About a dozen trees are being lost as part of the project now underway to widen Louise Avenue east of Cottage Avenue.

HIME ROMERO/Bulletin file photo/


POSTED August 29, 2013 10:39 a.m.

The loss of a dozen older tall trees to make room for the widening of Louise Avenue east of Cottage Avenue isn’t sitting too well with some neighborhood residents.
Public Works Director Mark Houghton noted the city plans to replace the older trees with new ones that fit better in an urban environment along a major roads corridor.
“We really can’t (curve) a road to save trees,” Houghton said. “it just isn’t safe for traffic.”
The trees being removed are within the alignment of additional lanes currently being added in each direction. The widening is designed to align with the existing four-lane wide street on both sides of where the improvements are now underway.
Manteca’s elected leaders back in 2006 promised residents in the neighborhood that the street would be widened and sidewalks added to improve pedestrian safety.
The travel lanes along the segment being widened are narrow and the pavement has washboard like texture between filled in potholes.
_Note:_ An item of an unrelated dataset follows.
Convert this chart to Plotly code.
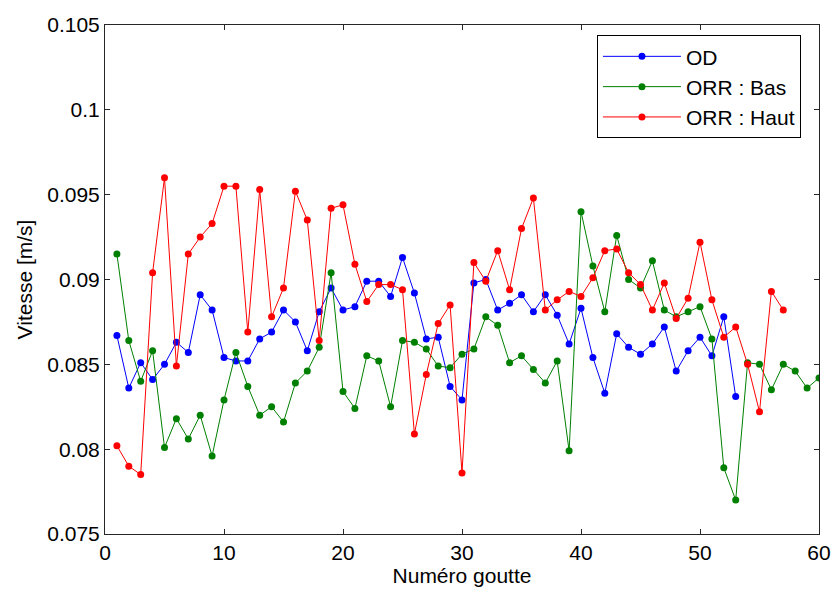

Pedestrians are forced to walk close to the 45 mph traffic due to a narrow, dirt shoulder. And when it rains, pedestrians often walk on the roadway to traverse the segment creating a safety hazard. The pavement is also too narrow to safely accommodate a bicyclist and vehicle heading in the same direction.
Even though the city is following through on a promise to neighbors, several residents including Geral Hodges believe the city callously moved forward without even thinking about trying to save the trees or designing the road around them.
“We needed sidewalks and (an) improved road bed,” Hedges wrote in an e-mail. “We did not need to lose 16 trees . . .  and make another high speed way for commuters to race through our city on the way to elsewhere.”
Hedges believes the city could have come up with a plan that would have enhanced pedestrian safety, slowed traffic, and saved most if not all of the trees.
He was critical of the city determining there was no significant environmental impact and proceeding with the project. Hedges noted the dozen or so large trees and shrubs digested about 48 pounds of carbon dioxide a year.
“When will Manteca come to grips with the idea that cities form to provide a safe and healthy place to build a community of people in?” Hedges asked.
It isn’t the first time the city has come under fire for removing large healthy trees.
Nearly 10 years ago the city was criticized for removing large liquidamber trees from along Powers Avenue in front of St. Paul’s United Methodist Church and four in a municipal parking lot at 100 Sycamore Avenue.
In both cases, the trees with their shallow root systems were lifting up sidewalks, buckling asphalt and interfering with sewer lines.
The city at the time they planted replacement trees in 2004 said the Chinese pistache trees they used would not buckle sidewalks and ultimately would be bigger and provide more shade. Critics have essentially said they are still waiting to see that happen.
Manteca has more than 17,000 trees in parks, at the golf course, and along city right of way.